:: Material to process

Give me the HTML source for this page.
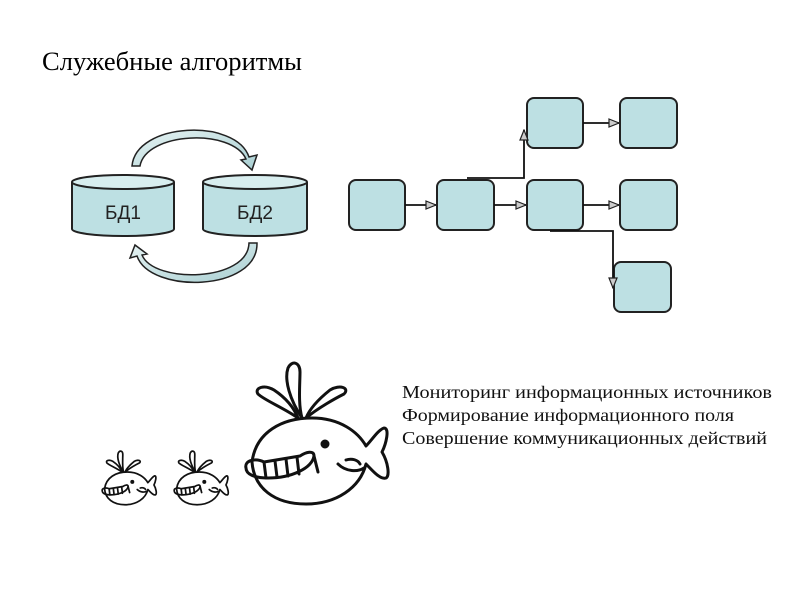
<!DOCTYPE html>
<html><head><meta charset="utf-8"><style>
html,body{margin:0;padding:0;background:#fff;}
svg{display:block;}
</style></head><body>
<svg width="800" height="600" viewBox="0 0 800 600" xmlns="http://www.w3.org/2000/svg">
<defs>
<marker id="ar" markerWidth="12" markerHeight="10" refX="11" refY="5" orient="auto" markerUnits="userSpaceOnUse">
<path d="M1,1 L11,5 L1,9 Z" fill="#ccc" stroke="#222" stroke-width="1.2"/>
</marker>
<linearGradient id="ag" x1="0" y1="0" x2="1" y2="1"><stop offset="0" stop-color="#e6f3f3"/><stop offset="1" stop-color="#a9cfd2"/></linearGradient>
<g id="whale" fill="none" stroke="#111" stroke-linecap="round" stroke-linejoin="round">
<path d="M62,58 C50,40 44,20 48,8 C52,0 60,2 60,12 C60,24 58,44 62,58"/>
<path d="M58,58 C44,48 24,40 18,34 C14,28 24,24 34,30 C46,38 54,48 58,58"/>
<path d="M66,58 C78,48 96,38 104,34 C110,28 100,24 90,30 C80,38 70,48 66,58"/>
<path d="M12,102 C16,72 42,58 72,58 C100,58 118,72 126,86 C132,80 138,70 144,68 C150,68 146,84 142,92 C148,102 150,116 146,118 C140,120 132,110 126,104 C120,128 96,144 66,144 C34,144 14,128 12,102"/>
<path d="M6,108 C4,100 16,98 24,102 L60,96 C66,92 74,90 74,96 C72,108 52,118 28,118 C14,118 6,114 6,108 Z"/>
<path d="M24,102 L26,118 M35,101 L37,117 M46,99 L48,116 M57,97 L59,114"/>
<path d="M74,96 L78,112"/>
<circle cx="85" cy="84" r="3" fill="#111"/>
<path d="M98,104 C106,112 118,112 124,108 M106,100 C112,98 118,100 120,104"/>
</g>
</defs>

<text x="42" y="70" font-family="Liberation Serif, serif" font-size="26" textLength="260" lengthAdjust="spacingAndGlyphs" fill="#000">Служебные алгоритмы</text>

<g stroke="#222" stroke-width="2" fill="#bde0e3">
<path d="M72,182 L72,229 A51,7 0 0 0 174,229 L174,182"/>
<ellipse cx="123" cy="182" rx="51" ry="7" fill="#d8eeef"/>
<path d="M203,182 L203,229 A52,7 0 0 0 307,229 L307,182"/>
<ellipse cx="255" cy="182" rx="52" ry="7" fill="#d8eeef"/>
</g>
<text x="123" y="219" text-anchor="middle" font-family="Liberation Sans, sans-serif" font-size="19" fill="#222">БД1</text>
<text x="255" y="219" text-anchor="middle" font-family="Liberation Sans, sans-serif" font-size="19" fill="#222">БД2</text>

<path d="M132,166 C136,122 236,118 249,157 L257,155 L252,170 L241,160 L246,159 C232,128 146,132 140,166 Z" fill="url(#ag)" stroke="#222" stroke-width="1.5"/>
<path d="M257,243 C258,292 150,294 137,256 L130,258 L135,245 L147,254 L142,255 C154,284 248,282 249,243 Z" fill="url(#ag)" stroke="#222" stroke-width="1.5"/>

<g fill="#bde0e3" stroke="#222" stroke-width="2">
<rect x="527" y="98" width="56" height="50" rx="7"/>
<rect x="620" y="98" width="57" height="50" rx="7"/>
<rect x="349" y="180" width="56" height="50" rx="7"/>
<rect x="437" y="180" width="57" height="50" rx="7"/>
<rect x="527" y="180" width="56" height="50" rx="7"/>
<rect x="620" y="180" width="57" height="50" rx="7"/>
<rect x="614" y="262" width="57" height="50" rx="7"/>
</g>
<g stroke="#111" stroke-width="1.8" fill="none" marker-end="url(#ar)">
<path d="M405,205 L436,205"/>
<path d="M494,205 L526,205"/>
<path d="M583,205 L619,205"/>
<path d="M583,123 L619,123"/>
<path d="M467,178 L524,178 L524,130"/>
<path d="M550,231 L613,231 L613,288"/>
</g>

<use href="#whale" transform="translate(240,360)" stroke-width="3"/>
<use href="#whale" transform="translate(100,450) scale(0.38)" stroke-width="4.5"/>
<use href="#whale" transform="translate(172,450) scale(0.38)" stroke-width="4.5"/>

<g font-family="Liberation Serif, serif" font-size="18" fill="#111" lengthAdjust="spacingAndGlyphs">
<text x="402" y="398" textLength="370" lengthAdjust="spacingAndGlyphs">Мониторинг информационных источников</text>
<text x="402" y="421" textLength="332" lengthAdjust="spacingAndGlyphs">Формирование информационного поля</text>
<text x="402" y="444" textLength="365" lengthAdjust="spacingAndGlyphs">Совершение коммуникационных действий</text>
</g>
</svg>
</body></html>
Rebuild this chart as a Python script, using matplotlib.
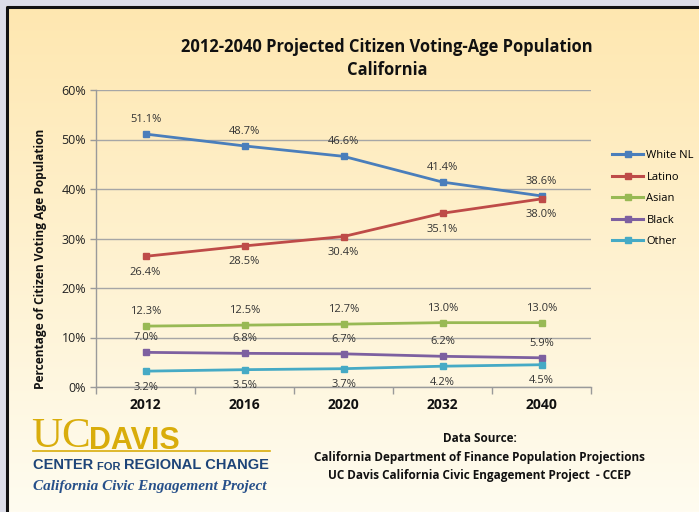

::::

**Aim of the task**: Omitting all images, retype each line of the records precisely.

**Response**:
Give me the HTML source for this page.
<!DOCTYPE html>
<html><head><meta charset="utf-8"><style>
html,body{margin:0;padding:0;background:#fff;}
svg{display:block;}
</style></head><body>
<svg width="800" height="600" viewBox="0 0 800 600" xmlns="http://www.w3.org/2000/svg">
<defs>
<marker id="ar" markerWidth="12" markerHeight="10" refX="11" refY="5" orient="auto" markerUnits="userSpaceOnUse">
<path d="M1,1 L11,5 L1,9 Z" fill="#ccc" stroke="#222" stroke-width="1.2"/>
</marker>
<linearGradient id="ag" x1="0" y1="0" x2="1" y2="1"><stop offset="0" stop-color="#e6f3f3"/><stop offset="1" stop-color="#a9cfd2"/></linearGradient>
<g id="whale" fill="none" stroke="#111" stroke-linecap="round" stroke-linejoin="round">
<path d="M62,58 C50,40 44,20 48,8 C52,0 60,2 60,12 C60,24 58,44 62,58"/>
<path d="M58,58 C44,48 24,40 18,34 C14,28 24,24 34,30 C46,38 54,48 58,58"/>
<path d="M66,58 C78,48 96,38 104,34 C110,28 100,24 90,30 C80,38 70,48 66,58"/>
<path d="M12,102 C16,72 42,58 72,58 C100,58 118,72 126,86 C132,80 138,70 144,68 C150,68 146,84 142,92 C148,102 150,116 146,118 C140,120 132,110 126,104 C120,128 96,144 66,144 C34,144 14,128 12,102"/>
<path d="M6,108 C4,100 16,98 24,102 L60,96 C66,92 74,90 74,96 C72,108 52,118 28,118 C14,118 6,114 6,108 Z"/>
<path d="M24,102 L26,118 M35,101 L37,117 M46,99 L48,116 M57,97 L59,114"/>
<path d="M74,96 L78,112"/>
<circle cx="85" cy="84" r="3" fill="#111"/>
<path d="M98,104 C106,112 118,112 124,108 M106,100 C112,98 118,100 120,104"/>
</g>
</defs>

<text x="42" y="70" font-family="Liberation Serif, serif" font-size="26" textLength="260" lengthAdjust="spacingAndGlyphs" fill="#000">Служебные алгоритмы</text>

<g stroke="#222" stroke-width="2" fill="#bde0e3">
<path d="M72,182 L72,229 A51,7 0 0 0 174,229 L174,182"/>
<ellipse cx="123" cy="182" rx="51" ry="7" fill="#d8eeef"/>
<path d="M203,182 L203,229 A52,7 0 0 0 307,229 L307,182"/>
<ellipse cx="255" cy="182" rx="52" ry="7" fill="#d8eeef"/>
</g>
<text x="123" y="219" text-anchor="middle" font-family="Liberation Sans, sans-serif" font-size="19" fill="#222">БД1</text>
<text x="255" y="219" text-anchor="middle" font-family="Liberation Sans, sans-serif" font-size="19" fill="#222">БД2</text>

<path d="M132,166 C136,122 236,118 249,157 L257,155 L252,170 L241,160 L246,159 C232,128 146,132 140,166 Z" fill="url(#ag)" stroke="#222" stroke-width="1.5"/>
<path d="M257,243 C258,292 150,294 137,256 L130,258 L135,245 L147,254 L142,255 C154,284 248,282 249,243 Z" fill="url(#ag)" stroke="#222" stroke-width="1.5"/>

<g fill="#bde0e3" stroke="#222" stroke-width="2">
<rect x="527" y="98" width="56" height="50" rx="7"/>
<rect x="620" y="98" width="57" height="50" rx="7"/>
<rect x="349" y="180" width="56" height="50" rx="7"/>
<rect x="437" y="180" width="57" height="50" rx="7"/>
<rect x="527" y="180" width="56" height="50" rx="7"/>
<rect x="620" y="180" width="57" height="50" rx="7"/>
<rect x="614" y="262" width="57" height="50" rx="7"/>
</g>
<g stroke="#111" stroke-width="1.8" fill="none" marker-end="url(#ar)">
<path d="M405,205 L436,205"/>
<path d="M494,205 L526,205"/>
<path d="M583,205 L619,205"/>
<path d="M583,123 L619,123"/>
<path d="M467,178 L524,178 L524,130"/>
<path d="M550,231 L613,231 L613,288"/>
</g>

<use href="#whale" transform="translate(240,360)" stroke-width="3"/>
<use href="#whale" transform="translate(100,450) scale(0.38)" stroke-width="4.5"/>
<use href="#whale" transform="translate(172,450) scale(0.38)" stroke-width="4.5"/>

<g font-family="Liberation Serif, serif" font-size="18" fill="#111" lengthAdjust="spacingAndGlyphs">
<text x="402" y="398" textLength="370" lengthAdjust="spacingAndGlyphs">Мониторинг информационных источников</text>
<text x="402" y="421" textLength="332" lengthAdjust="spacingAndGlyphs">Формирование информационного поля</text>
<text x="402" y="444" textLength="365" lengthAdjust="spacingAndGlyphs">Совершение коммуникационных действий</text>
</g>
</svg>
</body></html>
Rebuild this chart as a Python script, using matplotlib.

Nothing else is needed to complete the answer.